Ahora quisiera hablar de una contradicción que encuentro en las fotografías de este proyecto. Los objetos se miran –los miramos– desde arriba. Se trata de objetos pequeños dentro de una habitación de motel: un arete roto, colillas de cigarro, un cabello, pastillas, una cáscara de naranja, unas galletas de la suerte… una polilla. Esa mirada: cenital, abarcadora, amplia, de grandes proporciones, nos muestra precisamente lo contrario: lo mínimo, un pequeño recorte de toda la habitación, un fragmento de la cama, un trozo de la cubierta de una mesa. Y es en esta contradicción donde leemos lo poético. Estamos frente a una mirada que privilegia –dentro de todo lo mucho que vigila– aquello a lo que la cámara tiene que acercarse más, cerrar la toma, palpar la herida. Así, la mirada contradictoria de nuestro artista nos recuerda –una vez más– que las posibilidades de ésta no conocen los límites.

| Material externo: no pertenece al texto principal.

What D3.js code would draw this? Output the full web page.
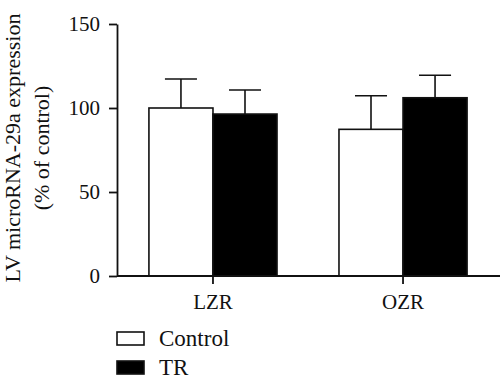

Dice Octavio Paz, citando a Chuangtsé que “No hay nada que no sea esto; no hay nada que no sea aquello. Esto vive en función de aquello. Tal es la doctrina de la interdependencia de esto y aquello. La vida es vida frente a la muerte. Y viceversa. La afirmación lo es frente a la negación. Y viceversa.”… Hay un punto –continúa Paz– en que esto y aquello, piedras y plumas, se funden. Para el autor de El arco y la lira la poesía posee la capacidad de reunir los contrarios –lo contrario– y es de esa manera como la imagen poética consigue decir lo indecible, lo que “por naturaleza, el lenguaje parece incapaz de decir.” Así en el trabajo de Juan Pablo Medina.
Una mañana encontré un caracol caminando sobre el gris de la banqueta en un parque. Dejaba a su paso un hilo de baba que hacía brillar el sol. Pensé quién sería capaz de ver ese rastro y comprender de dónde venía y hacia dónde iba. Pensé en el caracol guardado en la lentitud de su casa, en ese camino trazado por él sin saberlo. Pensé en los amantes que recorren la habitación de un motel dejando rastros sin saber que otro habrá de leerlos. Me hice la misma pregunta: ¿quién será capaz de comprender de dónde viene y hacia dónde va ese hilo de señales que al llegar la luz del que mira y fotografía y escribe hace aparecer? La respuesta está en las manos del que ahora lee.